Tuesday, June 16, 2015

Iceland's Independence Day

Today, June 17, Icelanders celebrate their independence day, on the birthday of Jon Sigurdsson, the leader of the nineteenth-century Icelandic independence movement. Jon was a saga scholar, before he became a politician. He worked briefly at the library in Copenhagen established by the great collector of medieval Icelandic manuscripts, Arni Magnusson.

So it's fitting that, on this day of Icelandic independence, we remember the role of the sagas in setting Icelanders free.

Reading the Icelandic sagas, you learn of Iceland's early days as a free state, from its founding in 874.

Reading the sagas, you learn how Iceland lost its independence in 1262 and became subject to Norway, which itself was later taken over by Denmark.

And reading the sagas--simply the act of reading and rereading them--is what united the nineteenth-century Icelanders, as I learned while researching Song of the Vikings, my biography of the saga master Snorri Sturluson.

Here's how I explained the connection between Icelandic sagas and Icelandic independence in Song of the Vikings:

In 1835 four Icelandic students founded a political magazine in Copenhagen. They printed their manifesto in the form of a poem, which "was exactly what was needed in order to unite the Icelandic people," says Karlsson in The History of Iceland (published in 2000 by the University of Minnesota Press).

The only one of their ancestors it evokes is Snorri:

"... Ah! but up on the lava where the Axe River plummets forever
into the Almanna Gorge, Althing is vanished and gone.
Snorri's old site is a sheep-pen; the Law Rock is hidden in heather,
blue with the berries that make boys--and the ravens--a feast.
Oh you children of Iceland, old and young men together!
See how your forefathers' fame faltered--and died from the earth!"

Four lines of this poem by Jonas Hallgrimsson (translated here by Dick Ringler) are engraved on a plaque now standing on the site of Snorri's booth in Thingvellir, the great rift valley in the south of Iceland where the Althing, the yearly parliament of chieftains, met during the Saga Age.
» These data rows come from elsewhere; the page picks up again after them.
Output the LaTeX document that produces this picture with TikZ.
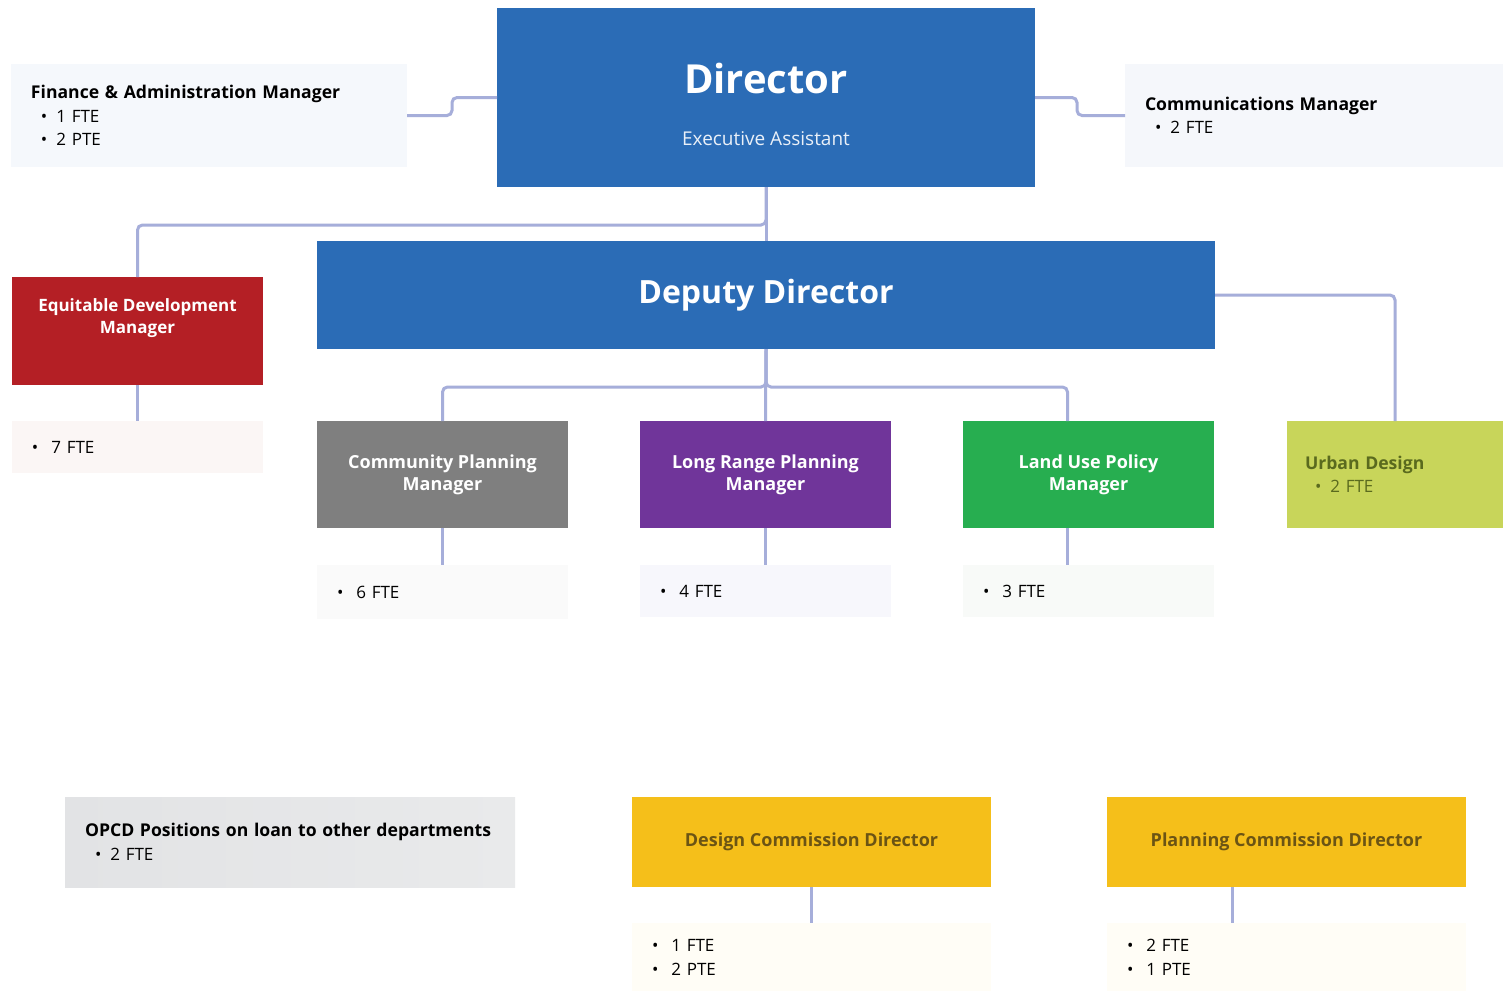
\documentclass[tikz,border=0pt]{standalone}
\usepackage{fontspec}
\setmainfont{Open Sans}
\usetikzlibrary{positioning,calc}

\definecolor{dirblue}{HTML}{2B6CB6}
\definecolor{eqred}{HTML}{B41F25}
\definecolor{cpgray}{HTML}{7F7F7F}
\definecolor{lrpurple}{HTML}{70359A}
\definecolor{lugreen}{HTML}{27AE50}
\definecolor{udlime}{HTML}{C8D55A}
\definecolor{udtext}{HTML}{5A6A1E}
\definecolor{dcyellow}{HTML}{F5BF1A}
\definecolor{dctext}{HTML}{6B5414}
\definecolor{linecol}{HTML}{A6AEDA}
\definecolor{finbg}{HTML}{F5F8FC}
\definecolor{combg}{HTML}{F5F7FB}
\definecolor{eqbg}{HTML}{FBF6F5}
\definecolor{cpbg}{HTML}{FAFAFA}
\definecolor{lrbg}{HTML}{F7F7FC}
\definecolor{lubg}{HTML}{F8FAF8}
\definecolor{dcbg}{HTML}{FFFDF6}
\definecolor{opA}{HTML}{E2E3E5}
\definecolor{opB}{HTML}{E9EAEB}

\newcommand{\ttl}[1]{\mbox{\bfseries\fontsize{8.8}{11.75}\selectfont #1}}
\newcommand{\itm}[1]{\hspace*{5pt}\textbullet\hspace{4.5pt}#1}
\newcommand{\itb}[1]{\textbullet\hspace{6.5pt}#1}

\tikzset{
  conn/.style={draw=linecol, line width=1.5pt, rounded corners=2.5pt},
  box/.style={anchor=north west, inner sep=0pt, outer sep=0pt},
  mgr/.style={box, fill=#1, text=white, align=center,
    font=\bfseries\fontsize{9}{11}\selectfont,
    minimum width=125.5pt, minimum height=53.5pt},
  note/.style 2 args={box, fill=#1, align=left, inner xsep=10pt,
    text width=#2-20pt, font=\fontsize{8.5}{11.75}\selectfont},
  dirtxt/.style={anchor=base, inner sep=0pt, text=white,
    font=\bfseries\fontsize{20}{24}\selectfont},
  eatxt/.style={anchor=base, inner sep=0pt, text=white!90!dirblue,
    font=\fontsize{9.5}{12}\selectfont},
  eqtxt/.style={anchor=north, inner sep=0pt, text=white, align=center,
    font=\bfseries\fontsize{8.5}{11}\selectfont}
}

\begin{document}
\begin{tikzpicture}[x=0.5pt, y=-0.5pt]
\fill[white] (0,0) rectangle (1503,991);
\useasboundingbox (0,0) rectangle (1503,991);

% top row
\node[box, fill=dirblue, minimum width=269pt, minimum height=89.5pt,
  label={[dirtxt, yshift=-42.5pt]north:Director},
  label={[eatxt, yshift=-68.5pt]north:Executive Assistant}] (dir) at (497,8) {};
\node[note={finbg}{198pt}, minimum height=51.5pt] (fin) at (11,64)
  {\ttl{Finance \& Administration Manager}\\ \itm{1 FTE}\\ \itm{2 PTE}};
\node[note={combg}{189pt}, minimum height=51.5pt] (com) at (1125,64)
  {\ttl{Communications Manager}\\ \itm{2 FTE}};

% deputy and managers
\node[box, fill=dirblue, text=white, minimum width=449pt, minimum height=54pt,
  font=\bfseries\fontsize{16}{18}\selectfont] (dep) at (317,241) {Deputy Director};
\node[box, fill=eqred, minimum width=125.5pt, minimum height=54pt,
  label={[eqtxt, yshift=-10.5pt]north:Equitable Development\\Manager}] (eq) at (12,277) {};
\node[note={eqbg}{125.5pt}, minimum height=26pt] (eqn) at (12,421) {\itb{7 FTE}};

\node[mgr=cpgray] (cp) at (317,421) {Community Planning\\Manager};
\node[mgr=lrpurple] (lr) at (640,421) {Long Range Planning\\Manager};
\node[mgr=lugreen] (lu) at (963,421) {Land Use Policy\\Manager};
\node[note={udlime}{108pt}, minimum height=53.5pt, text=udtext, inner xsep=9pt,
  text width=90pt] (ud) at (1287,421)
  {\ttl{Urban Design}\\ \itm{2 FTE}};

\node[note={cpbg}{125.5pt}, minimum height=27pt] (cpn) at (317,565) {\itb{6 FTE}};
\node[note={lrbg}{125.5pt}, minimum height=26pt] (lrn) at (640,565) {\itb{4 FTE}};
\node[note={lubg}{125.5pt}, minimum height=26pt] (lun) at (963,565) {\itb{3 FTE}};

% bottom row
\node[note={opA}{225pt}, left color=opA, right color=opB, minimum height=45pt] (op) at (65,797)
  {\ttl{OPCD Positions on loan to other departments}\\ \itm{2 FTE}};
\node[box, fill=dcyellow, text=dctext, minimum width=179.5pt, minimum height=45pt,
  font=\bfseries\fontsize{9}{11}\selectfont] (dc) at (632,797) {Design Commission Director};
\node[box, fill=dcyellow, text=dctext, minimum width=179.5pt, minimum height=45pt,
  font=\bfseries\fontsize{9}{11}\selectfont] (pc) at (1107,797) {Planning Commission Director};
\node[note={dcbg}{179.5pt}, minimum height=34pt, font=\fontsize{8.5}{12}\selectfont] (dcn) at (632,923)
  {\itb{1 FTE}\\ \itb{2 PTE}};
\node[note={dcbg}{179.5pt}, minimum height=34pt, font=\fontsize{8.5}{12}\selectfont] (pcn) at (1107,923)
  {\itb{2 FTE}\\ \itb{1 PTE}};

% connectors
\draw[conn] (fin.east) -- ++(45,0) |- (dir.west);
\draw[conn] (dir.east) -- ++(42,0) |- (com.west);
\draw[conn] (dir.south) -- (dep.north);
\draw[conn] (dir.south) -- ++(0,38) -| (eq.north);
\draw[conn] (dep.east) -| (ud.north);
\draw[conn] (dep.south) -- (lr.north);
\draw[conn] (dep.south) -- ++(0,38) -| (cp.north);
\draw[conn] (dep.south) -- ++(0,38) -| ([xshift=-10.5pt]lu.north);
\draw[conn] (eq.south) -- (eqn.north);
\draw[conn] (cp.south) -- (cpn.north);
\draw[conn] (lr.south) -- (lrn.north);
\draw[conn] ([xshift=-10.5pt]lu.south) -- ([xshift=-10.5pt]lun.north);
\draw[conn] (dc.south) -- (dcn.north);
\draw[conn] ([xshift=-27pt]pc.south) -- ([xshift=-27pt]pcn.north);
\end{tikzpicture}
\end{document}
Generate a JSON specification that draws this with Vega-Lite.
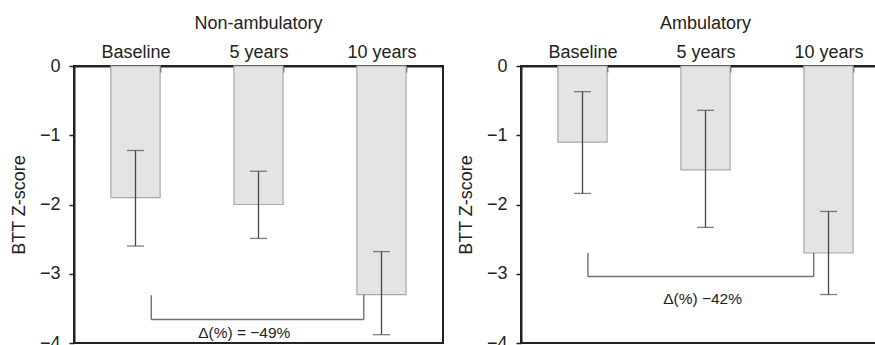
{
  "$schema": "https://vega.github.io/schema/vega-lite/v6.json",
  "background": "white",
  "padding": {"left": 9, "top": 14, "right": 0, "bottom": 0},
  "config": {
    "font": "Liberation Sans",
    "view": {"stroke": "#222222", "strokeWidth": 2},
    "axis": {
      "domainColor": "#222222", "domainWidth": 2, "tickColor": "#222222", "tickWidth": 1.5,
      "labelColor": "#222222", "titleColor": "#222222", "labelFont": "Liberation Sans",
      "titleFont": "Liberation Sans", "labelFontSize": 18, "titleFontSize": 18,
      "titleFontWeight": "normal", "grid": false
    },
    "title": {"fontSize": 18, "fontWeight": "normal", "color": "#222222", "frame": "group", "font": "Liberation Sans", "offset": 10},
    "concat": {"spacing": 12}
  },
  "datasets": {
    "bars": [
      {"group": "Non-ambulatory", "time": "Baseline", "mean": -1.9, "lo": -2.6, "hi": -1.22},
      {"group": "Non-ambulatory", "time": "5 years", "mean": -2.0, "lo": -2.49, "hi": -1.52},
      {"group": "Non-ambulatory", "time": "10 years", "mean": -3.3, "lo": -3.88, "hi": -2.68},
      {"group": "Ambulatory", "time": "Baseline", "mean": -1.1, "lo": -1.84, "hi": -0.37},
      {"group": "Ambulatory", "time": "5 years", "mean": -1.5, "lo": -2.33, "hi": -0.64},
      {"group": "Ambulatory", "time": "10 years", "mean": -2.7, "lo": -3.3, "hi": -2.1}
    ],
    "brackets": [
      {"group": "Non-ambulatory", "from": "Baseline", "to": "10 years", "mid": "5 years", "topFrom": -3.31, "topTo": -3.3, "level": -3.66, "labelY": -3.86, "label": "Δ(%) = −49%"},
      {"group": "Ambulatory", "from": "Baseline", "to": "10 years", "mid": "5 years", "topFrom": -2.7, "topTo": -2.7, "level": -3.04, "labelY": -3.37, "label": "Δ(%) −42%"}
    ]
  },
  "hconcat": [
    {
      "title": {"text": "Non-ambulatory"},
      "width": 369,
      "height": 277,
      "layer": [
        {
          "data": {"name": "bars"},
          "transform": [{"filter": "datum.group === 'Non-ambulatory'"}],
          "mark": {"type": "bar", "fill": "#e4e4e4", "stroke": "#a8a8a8", "strokeWidth": 1.2},
          "encoding": {
            "x": {"field": "time", "type": "nominal",
              "scale": {"domain": ["Baseline", "5 years", "10 years"], "paddingInner": 0.6, "paddingOuter": 0.3},
              "axis": {"orient": "top", "title": null, "labelAngle": 0, "tickBand": "extent", "tickSize": -6, "labelPadding": 11}},
            "y": {"field": "mean", "type": "quantitative",
              "scale": {"domain": [-4, 0], "nice": false},
              "axis": {"values": [0, -1, -2, -3, -4], "format": "d", "title": "BTT Z-score", "tickSize": 5, "labelPadding": 9, "titlePadding": 11}}
          }
        },
        {
          "data": {"name": "bars"},
          "transform": [{"filter": "datum.group === 'Non-ambulatory'"}],
          "mark": {"type": "rule", "color": "#484848", "strokeWidth": 1.3},
          "encoding": {
            "x": {"field": "time", "type": "nominal", "title": null},
            "y": {"field": "lo", "type": "quantitative", "title": "BTT Z-score"},
            "y2": {"field": "hi"}
          }
        },
        {
          "data": {"name": "bars"},
          "transform": [{"filter": "datum.group === 'Non-ambulatory'"}],
          "mark": {"type": "tick", "color": "#484848", "size": 17, "thickness": 1.3},
          "encoding": {
            "x": {"field": "time", "type": "nominal", "title": null},
            "y": {"field": "lo", "type": "quantitative", "title": "BTT Z-score"}
          }
        },
        {
          "data": {"name": "bars"},
          "transform": [{"filter": "datum.group === 'Non-ambulatory'"}],
          "mark": {"type": "tick", "color": "#484848", "size": 17, "thickness": 1.3},
          "encoding": {
            "x": {"field": "time", "type": "nominal", "title": null},
            "y": {"field": "hi", "type": "quantitative", "title": "BTT Z-score"}
          }
        },
        {
          "data": {"name": "brackets"},
          "transform": [{"filter": "datum.group === 'Non-ambulatory'"}],
          "mark": {"type": "rule", "color": "#707070", "strokeWidth": 1.4},
          "encoding": {
            "x": {"field": "from", "type": "nominal", "bandPosition": 0.82, "title": null},
            "y": {"field": "topFrom", "type": "quantitative", "title": "BTT Z-score"},
            "y2": {"field": "level"}
          }
        },
        {
          "data": {"name": "brackets"},
          "transform": [{"filter": "datum.group === 'Non-ambulatory'"}],
          "mark": {"type": "rule", "color": "#707070", "strokeWidth": 1.4},
          "encoding": {
            "x": {"field": "to", "type": "nominal", "bandPosition": 0.14, "title": null},
            "y": {"field": "topTo", "type": "quantitative", "title": "BTT Z-score"},
            "y2": {"field": "level"}
          }
        },
        {
          "data": {"name": "brackets"},
          "transform": [{"filter": "datum.group === 'Non-ambulatory'"}],
          "mark": {"type": "rule", "color": "#707070", "strokeWidth": 1.4},
          "encoding": {
            "x": {"field": "from", "type": "nominal", "bandPosition": 0.82, "title": null},
            "x2": {"field": "to", "bandPosition": 0.14},
            "y": {"field": "level", "type": "quantitative", "title": "BTT Z-score"}
          }
        },
        {
          "data": {"name": "brackets"},
          "transform": [{"filter": "datum.group === 'Non-ambulatory'"}],
          "mark": {"type": "text", "color": "#222222", "fontSize": 15.5, "font": "Liberation Sans", "baseline": "middle"},
          "encoding": {
            "x": {"field": "mid", "type": "nominal", "bandPosition": 0.21, "title": null},
            "y": {"field": "labelY", "type": "quantitative", "title": "BTT Z-score"},
            "text": {"field": "label"}
          }
        }
      ]
    },
    {
      "title": {"text": "Ambulatory"},
      "width": 369,
      "height": 277,
      "layer": [
        {
          "data": {"name": "bars"},
          "transform": [{"filter": "datum.group === 'Ambulatory'"}],
          "mark": {"type": "bar", "fill": "#e4e4e4", "stroke": "#a8a8a8", "strokeWidth": 1.2},
          "encoding": {
            "x": {"field": "time", "type": "nominal",
              "scale": {"domain": ["Baseline", "5 years", "10 years"], "paddingInner": 0.6, "paddingOuter": 0.3},
              "axis": {"orient": "top", "title": null, "labelAngle": 0, "tickBand": "extent", "tickSize": -6, "labelPadding": 11}},
            "y": {"field": "mean", "type": "quantitative",
              "scale": {"domain": [-4, 0], "nice": false},
              "axis": {"values": [0, -1, -2, -3, -4], "format": "d", "title": "BTT Z-score", "tickSize": 5, "labelPadding": 9, "titlePadding": 11}}
          }
        },
        {
          "data": {"name": "bars"},
          "transform": [{"filter": "datum.group === 'Ambulatory'"}],
          "mark": {"type": "rule", "color": "#484848", "strokeWidth": 1.3},
          "encoding": {
            "x": {"field": "time", "type": "nominal", "title": null},
            "y": {"field": "lo", "type": "quantitative", "title": "BTT Z-score"},
            "y2": {"field": "hi"}
          }
        },
        {
          "data": {"name": "bars"},
          "transform": [{"filter": "datum.group === 'Ambulatory'"}],
          "mark": {"type": "tick", "color": "#484848", "size": 17, "thickness": 1.3},
          "encoding": {
            "x": {"field": "time", "type": "nominal", "title": null},
            "y": {"field": "lo", "type": "quantitative", "title": "BTT Z-score"}
          }
        },
        {
          "data": {"name": "bars"},
          "transform": [{"filter": "datum.group === 'Ambulatory'"}],
          "mark": {"type": "tick", "color": "#484848", "size": 17, "thickness": 1.3},
          "encoding": {
            "x": {"field": "time", "type": "nominal", "title": null},
            "y": {"field": "hi", "type": "quantitative", "title": "BTT Z-score"}
          }
        },
        {
          "data": {"name": "brackets"},
          "transform": [{"filter": "datum.group === 'Ambulatory'"}],
          "mark": {"type": "rule", "color": "#707070", "strokeWidth": 1.4},
          "encoding": {
            "x": {"field": "from", "type": "nominal", "bandPosition": 0.61, "title": null},
            "y": {"field": "topFrom", "type": "quantitative", "title": "BTT Z-score"},
            "y2": {"field": "level"}
          }
        },
        {
          "data": {"name": "brackets"},
          "transform": [{"filter": "datum.group === 'Ambulatory'"}],
          "mark": {"type": "rule", "color": "#707070", "strokeWidth": 1.4},
          "encoding": {
            "x": {"field": "to", "type": "nominal", "bandPosition": 0.2, "title": null},
            "y": {"field": "topTo", "type": "quantitative", "title": "BTT Z-score"},
            "y2": {"field": "level"}
          }
        },
        {
          "data": {"name": "brackets"},
          "transform": [{"filter": "datum.group === 'Ambulatory'"}],
          "mark": {"type": "rule", "color": "#707070", "strokeWidth": 1.4},
          "encoding": {
            "x": {"field": "from", "type": "nominal", "bandPosition": 0.61, "title": null},
            "x2": {"field": "to", "bandPosition": 0.2},
            "y": {"field": "level", "type": "quantitative", "title": "BTT Z-score"}
          }
        },
        {
          "data": {"name": "brackets"},
          "transform": [{"filter": "datum.group === 'Ambulatory'"}],
          "mark": {"type": "text", "color": "#222222", "fontSize": 15.5, "font": "Liberation Sans", "baseline": "middle"},
          "encoding": {
            "x": {"field": "mid", "type": "nominal", "bandPosition": 0.44, "title": null},
            "y": {"field": "labelY", "type": "quantitative", "title": "BTT Z-score"},
            "text": {"field": "label"}
          }
        }
      ]
    }
  ]
}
The Althing reconvened as a national parliament, with Danish permission, in 1845. In 1874 Iceland received a new constitution and, in 1904, home rule. One of its first demands was that Denmark return the manuscripts of the sagas that had been collected--mostly by the scholar Arni Magnusson--and brought to the royal library and that of the University of Copenhagen in the early 1700s. The Danes declined.

In 1918 Iceland became a sovereign state in a "personal union" with the Danish king--much like the situation in 1262, when the chieftains swore oaths of loyalty to King Hakon the Old. For its coat-of-arms the new nation turned once again to Snorri.

King Harald, Snorri wrote in Heimskringla, was angry at the Icelanders, who had composed lampoons about him. He ordered a "troll-wise man" to spy out the country's defenses. Disguised as a whale, the wizard swam close to Iceland’s eastern shore: "Then came a great dragon down from the dale" and "blew poison at him." He swam along the north coast, "but there came against him a bird so big that its wings neared the fells on both sides of it." The wizard-whale fled to the west: "Toward him came a great ox that waded out in the sea and began to bellow horribly." Swinging wide, he swam south, "but against him there came a great hill giant who had an iron staff in his hand and bore his head higher than the fells." King Harald was dissuaded from attacking. Iceland's coat-of-arms bears a dragon, an eagle, an ox, and a giant.


The Icelanders repeated their demands to "bring the manuscripts home." The Althing passed resolutions in 1930 and 1938, then their literary quest was interupted by World War II. In April 1940 Denmark was invaded by Germany; a month later Iceland was occupied by the British, one result being Iceland’s final break with Denmark. The independent Republic of Iceland was established at Thingvellir in 1944; in 1947 the Althing resolved, once again, to "bring the manuscripts home."

This time, Denmark formed a committee. In 1961 a list of manuscripts was drawn up, and Iceland agreed to give Denmark twenty-five years to deliver them. Ten years later—after being photographed and conserved—the first set steamed into Reykjavik harbor aboard a Danish coastguard cutter. Thousands of Icelanders stood by the docks. Thousands more watched via the first live outdoor broadcast of the state television station. Eventually 1,666 manuscripts and over 7,000 charters (1,350 of them originals, the rest copies) were returned from Arni Magnusson’s collection—slightly over half of it. Another 141 manuscripts were sent home from the Royal Library. The last arrived in Iceland in 1997.

"People still say: 'We want to see the manuscripts,'" wrote Gisli Sigurdsson and Vesteinn Olason in The Manuscripts of Iceland in 2004. The manuscripts "are at one and the same time the repository of medieval Icelandic culture and its visible symbol." They are Iceland's "main source of pride."

If you are in Iceland, a fitting way to celebrate June 17 would be to visit the Settlement Sagas exhibition of the Reykjavik City Museum.